6. Repeat 3-4-5 until paper is completed

With this workflow, the repo stands as a nice snapshot of work done until now, with the commit history recording steady progress. Additionally, issues allow one to keep track of different tasks, and maybe work on many at a time without losing track of them.

🤝 Some typical conventions and good practices

  • Use English whenever possible as a universal language.
  • Commit messages should be descriptive, not just "Made some changes". Specify what changes you made.
  • Try to have a high commit frequency, but not too high. Changing a variable's name is probably not enough for a commit, but changing the naming scheme for your variables probably is. Keep in mind that commits are the snapshots, and if you lump too much work onto one commit, it might become difficult to see all the changes you made there.
  • Issue titles should be short, use the description and comment section for a longer discussion.
  • Name repos and folders with kebab-case (e.g. this-is-a-folder) and files with snake_case (e.g. this-is-a-folder/this_is_a_file.py).
  • Write code following style rules. A complete guide for Python can be seen here.
  • Always write README files, remember they guide users that didn't work on the project.
  • General good practices for scientific computing can be seen here.

Personal comment: I like to start my commit messages with emoji when I can as an added tag (known as Gitmoji).

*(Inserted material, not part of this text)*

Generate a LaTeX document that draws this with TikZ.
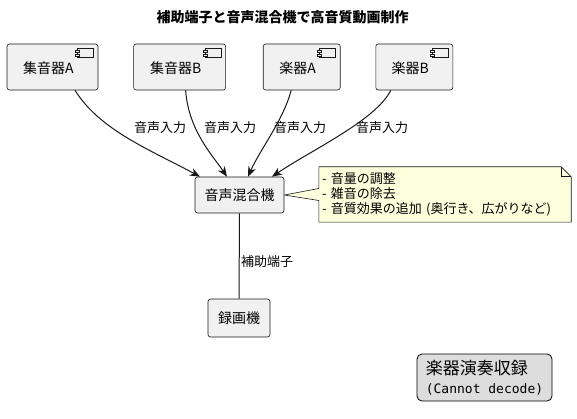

Here's a guide to doing so usefully.

📝 Collaborating with GitHub

You can use Git and GitHub with basically just four or five commands: clone, commit, add, push and maybe pull. However it has a ton more to offer which makes work easier. In particular, branches can be used for collaboration between two or more people.

🔀 Branches

Branches are independent timelines of commits in a repo. Say two people are working on the same repo, but on different features of code. They can create a branch for each feature, work on it, and then merge the branch onto the main branch. The process of merging allows collaborators to check for possible conflicts between their respective work, and resolve them before updating the repository. After merging, all commits in the branch are recorded in the main branch.

🔎 Pull requests

When collaborating, you often want people to review your work. This can be done via pull requests. When working on your own branch, when you feel it is ready to be merged onto the main brach, you can open a pull request and asign reviewers. A pull request is a request for your branch to be merged onto the main branch (or pulled into it, hence the name). A pull request opens a special page for reviewing and commenting your work. When the reviewers approve of your work (maybe after a few more commits and discussion), you can close the pull request and merge onto the main branch.